IL RAPPORTO CON RENZI
Nessuna guerra fratricida alla quale ci ha abituato il Pd, promettono gli organizzatori, solo uno spazio dove discutere con “lealtà” e “autonomia” nei confronti del presidente del Consiglio. E, in segno di pace, sono stati invitati anche due suoi fedelissimi come Lorenzo Guerini e Simona Bonafè, rispettivamente vicesegretario e capolista della circoscrizione centro alle Europee, visto che sarà proprio “l’Europa che faremo” il tema dell’incontro.

CHI SONO
Scrivi area riformista, leggi minoranza dem. La composizione di questo nuovo contenitore ricalca il composito universo non-renziano del partito. Prendono parte all’iniziativa Stefano Fassina, Cesare Damiano, Guglielmo Epifani, ex bersaniani come Miguel Gotor, Alfredo D’Attorre, Davide Zoggia, dalemiani come Andrea Manciulli, ex lettiani come Paola De Micheli, ex popolari come Enrico Gasbarra. Non ci saranno invece i Giovani turchi e i civatiani.

IL LEADER
Cambiano le leadership. Fedele alla logica della “ruota che gira” siederà in platea Pierluigi Bersani. Non saranno presenti neanche Massimo D’Alema ed Enrico Letta. Non è ancora stato scelto ufficialmente un leader, ma è quasi certo che non sarà Gianni Cuperlo. Sono in molti a guardare invece a una nuova leva, equilibrata e in buoni rapporti con il premier, come Roberto Speranza, capogruppo alla Camera del partito.

COSA VOGLIONO
L’obiettivo del nuovo progetto però l’ha tracciato un padre storico della sinitra, D’Alema, alla convenzione della minoranza Pd al teatro Ghione di sabato 12 aprile: “Il Pd non diventi un comitato elettorale di Renzi”.
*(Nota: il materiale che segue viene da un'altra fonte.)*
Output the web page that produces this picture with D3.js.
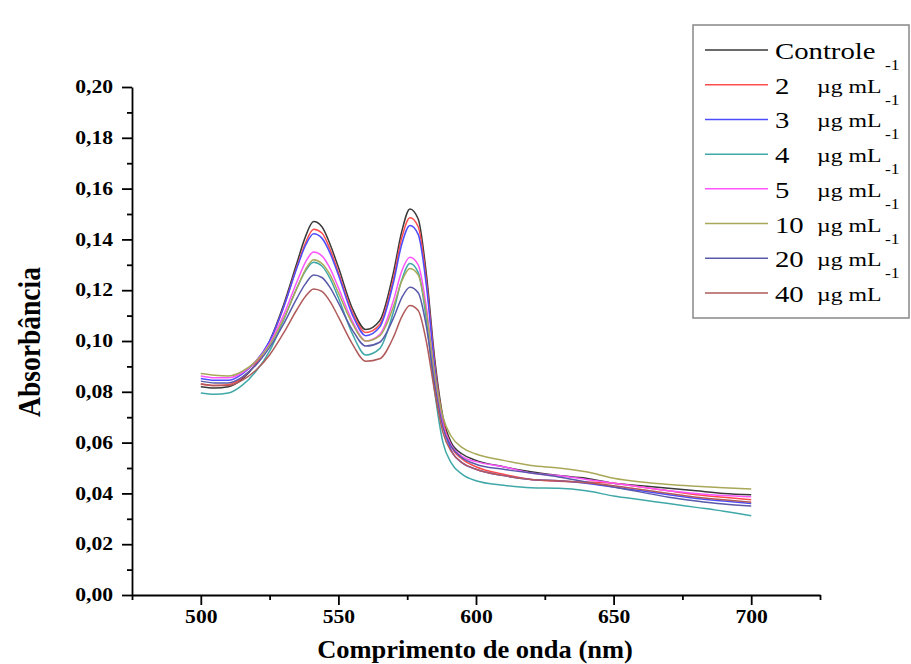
<!DOCTYPE html>
<html>
<head>
<meta charset="utf-8">
<script src="https://cdn.jsdelivr.net/npm/d3@7"></script>
<style>
  body { margin: 0; background: #fff; }
  svg { display: block; }
  text { font-family: "Liberation Serif", "Times New Roman", serif; fill: #000; }
  .axis path, .axis line { stroke: #000; stroke-width: 1.8px; }
  .axis text { font-weight: bold; font-size: 18px; }
</style>
</head>
<body>
<svg width="911" height="664"></svg>
<script>
// comprimento de onda (nm)
const wavelengths = [500, 505, 510, 515, 520, 525, 530, 535, 538, 541, 544, 547, 550, 555, 560, 565, 570, 573, 576, 579, 582, 585, 588, 591, 595, 600, 610, 620, 630, 640, 650, 660, 670, 680, 690, 700];

const controle = [0.0820, 0.0815, 0.0820, 0.0850, 0.0910, 0.1000, 0.1140, 0.1310, 0.1410, 0.1470, 0.1450, 0.1380, 0.1290, 0.1130, 0.1045, 0.1080, 0.1270, 0.1430, 0.1520, 0.1480, 0.1260, 0.0930, 0.0700, 0.0600, 0.0555, 0.0530, 0.0505, 0.0485, 0.0470, 0.0460, 0.0440, 0.0430, 0.0420, 0.0410, 0.0400, 0.0395];
const c2 = [0.0830, 0.0825, 0.0828, 0.0855, 0.0910, 0.0995, 0.1130, 0.1295, 0.1385, 0.1440, 0.1425, 0.1360, 0.1270, 0.1115, 0.1033, 0.1065, 0.1245, 0.1405, 0.1485, 0.1450, 0.1235, 0.0910, 0.0685, 0.0585, 0.0535, 0.0505, 0.0475, 0.0455, 0.0448, 0.0445, 0.0440, 0.0425, 0.0410, 0.0395, 0.0385, 0.0375];
const c3 = [0.0852, 0.0845, 0.0845, 0.0870, 0.0920, 0.1000, 0.1130, 0.1290, 0.1375, 0.1422, 0.1405, 0.1345, 0.1260, 0.1105, 0.1021, 0.1055, 0.1230, 0.1380, 0.1455, 0.1420, 0.1215, 0.0895, 0.0670, 0.0570, 0.0520, 0.0495, 0.0470, 0.0455, 0.0450, 0.0440, 0.0425, 0.0410, 0.0395, 0.0380, 0.0370, 0.0360];
const c4 = [0.0795, 0.0790, 0.0795, 0.0825, 0.0880, 0.0960, 0.1080, 0.1210, 0.1275, 0.1310, 0.1295, 0.1245, 0.1170, 0.1030, 0.0945, 0.0970, 0.1115, 0.1240, 0.1305, 0.1270, 0.1080, 0.0800, 0.0600, 0.0520, 0.0475, 0.0450, 0.0432, 0.0422, 0.0420, 0.0410, 0.0390, 0.0375, 0.0360, 0.0345, 0.0330, 0.0312];
const c5 = [0.0862, 0.0855, 0.0855, 0.0875, 0.0920, 0.0990, 0.1100, 0.1235, 0.1310, 0.1350, 0.1335, 0.1285, 0.1210, 0.1080, 0.1000, 0.1025, 0.1160, 0.1275, 0.1330, 0.1300, 0.1130, 0.0860, 0.0670, 0.0590, 0.0545, 0.0525, 0.0505, 0.0480, 0.0470, 0.0455, 0.0440, 0.0425, 0.0410, 0.0400, 0.0392, 0.0387];
const c10 = [0.0872, 0.0865, 0.0862, 0.0880, 0.0920, 0.0985, 0.1085, 0.1210, 0.1280, 0.1320, 0.1305, 0.1260, 0.1190, 0.1070, 0.1000, 0.1020, 0.1135, 0.1235, 0.1285, 0.1260, 0.1110, 0.0870, 0.0700, 0.0625, 0.0580, 0.0555, 0.0530, 0.0510, 0.0500, 0.0485, 0.0460, 0.0445, 0.0435, 0.0428, 0.0422, 0.0417];
const c20 = [0.0842, 0.0835, 0.0835, 0.0858, 0.0905, 0.0975, 0.1065, 0.1170, 0.1225, 0.1260, 0.1250, 0.1210, 0.1150, 0.1045, 0.0980, 0.0995, 0.1090, 0.1170, 0.1212, 0.1190, 0.1055, 0.0830, 0.0660, 0.0585, 0.0540, 0.0515, 0.0495, 0.0480, 0.0465, 0.0445, 0.0425, 0.0405, 0.0385, 0.0370, 0.0358, 0.0350];
const c40 = [0.0832, 0.0825, 0.0825, 0.0845, 0.0885, 0.0945, 0.1030, 0.1125, 0.1175, 0.1205, 0.1195, 0.1155, 0.1095, 0.0990, 0.0920, 0.0930, 0.1015, 0.1095, 0.1140, 0.1120, 0.0995, 0.0800, 0.0640, 0.0565, 0.0520, 0.0495, 0.0470, 0.0455, 0.0450, 0.0442, 0.0430, 0.0415, 0.0400, 0.0385, 0.0375, 0.0365];

const seriesValues = [controle, c2, c3, c4, c5, c10, c20, c40];
const seriesNames = ["Controle", "2", "3", "4", "5", "10", "20", "40"];
const colors = ["#3a3a3a", "#ff4d4d", "#4d4dff", "#40a8a8", "#ff55ff", "#a8a858", "#5a5aaa", "#b05a5a"];

const yMajor = [0, 0.02, 0.04, 0.06, 0.08, 0.10, 0.12, 0.14, 0.16, 0.18, 0.20];
const yMinor = [0.01, 0.03, 0.05, 0.07, 0.09, 0.11, 0.13, 0.15, 0.17, 0.19];
const xMajor = [500, 550, 600, 650, 700];
const xMinor = [475, 525, 575, 625, 675, 725];

const svg = d3.select("svg");
const sx = 1.2; // the original text is stretched horizontally

const x = d3.scaleLinear().domain([475, 725]).range([132, 820]);
const y = d3.scaleLinear().domain([0, 0.20]).range([595, 87]);
const fmt = d => d3.format(".2f")(d).replace(".", ",");

// curves
const line = d3.line()
    .x(d => x(d[0]))
    .y(d => y(d[1]))
    .curve(d3.curveMonotoneX);

seriesValues.forEach((vals, i) => {
    svg.append("path")
        .datum(wavelengths.map((w, j) => [w, vals[j]]))
        .attr("fill", "none")
        .attr("stroke", colors[i])
        .attr("stroke-width", 1.5)
        .attr("d", line);
});

// y axis
const yAxis = svg.append("g").attr("class", "axis")
    .attr("transform", "translate(132,0)")
    .call(d3.axisLeft(y).tickValues(yMajor).tickSize(10).tickSizeOuter(0).tickFormat(fmt));
yAxis.selectAll("text")
    .attr("x", -19 / sx)
    .attr("transform", `scale(${sx},1)`);
svg.append("g").attr("class", "axis")
    .attr("transform", "translate(132,0)")
    .call(d3.axisLeft(y).tickValues(yMinor).tickSize(5).tickFormat(""))
    .select(".domain").remove();

// x axis
const xAxis = svg.append("g").attr("class", "axis")
    .attr("transform", "translate(0,595)")
    .call(d3.axisBottom(x).tickValues(xMajor).tickSize(10).tickSizeOuter(0).tickFormat(d3.format("d")));
xAxis.selectAll("text")
    .attr("y", 15)
    .attr("transform", `scale(${sx},1)`);
svg.append("g").attr("class", "axis")
    .attr("transform", "translate(0,595)")
    .call(d3.axisBottom(x).tickValues(xMinor).tickSize(5).tickFormat(""))
    .select(".domain").remove();

// axis titles
svg.append("text")
    .attr("transform", `translate(475,658) scale(1.06,1)`)
    .attr("text-anchor", "middle")
    .style("font-weight", "bold")
    .style("font-size", "25px")
    .text("Comprimento de onda (nm)");

svg.append("text")
    .attr("transform", "translate(40,342) rotate(-90) scale(1.06,1.2)")
    .attr("text-anchor", "middle")
    .style("font-weight", "bold")
    .style("font-size", "26px")
    .text("Absorbância");

// legend
const legend = svg.append("g");
legend.append("rect")
    .attr("x", 693).attr("y", 25)
    .attr("width", 216).attr("height", 293)
    .attr("fill", "#fff")
    .attr("stroke", "#888")
    .attr("stroke-width", 1.5);

const rowY = d3.scaleLinear().domain([0, 7]).range([50, 293]);
const ls = 1.25;

seriesNames.forEach((name, i) => {
    const ry = rowY(i);
    legend.append("line")
        .attr("x1", 705).attr("x2", 768)
        .attr("y1", ry).attr("y2", ry)
        .attr("stroke", colors[i])
        .attr("stroke-width", 1.5);
    legend.append("text")
        .attr("transform", `translate(775,${ry + 9}) scale(${ls},1)`)
        .style("font-size", "23px")
        .text(name);
    if (i > 0) {
        legend.append("text")
            .attr("transform", `translate(817,${ry + 8}) scale(${ls},1)`)
            .style("font-size", "19px")
            .text("µg mL");
    }
    if (i < seriesNames.length - 1) {
        legend.append("text")
            .attr("transform", `translate(885,${ry + 20}) scale(${ls},1)`)
            .style("font-size", "14px")
            .text("-1");
    }
});
</script>
</body>
</html>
Senato, legge elettorale, riforma del lavoro sono gli ambiti in cui Area riformista intende fare proposte e discutere, forte dei suoi numeri in Parlamento. Il “prendere o lasciare” renziano sulle riforme non è più gradito. Del resto, è stato il capo dello Stato a indicare la strada: “flessibilità”.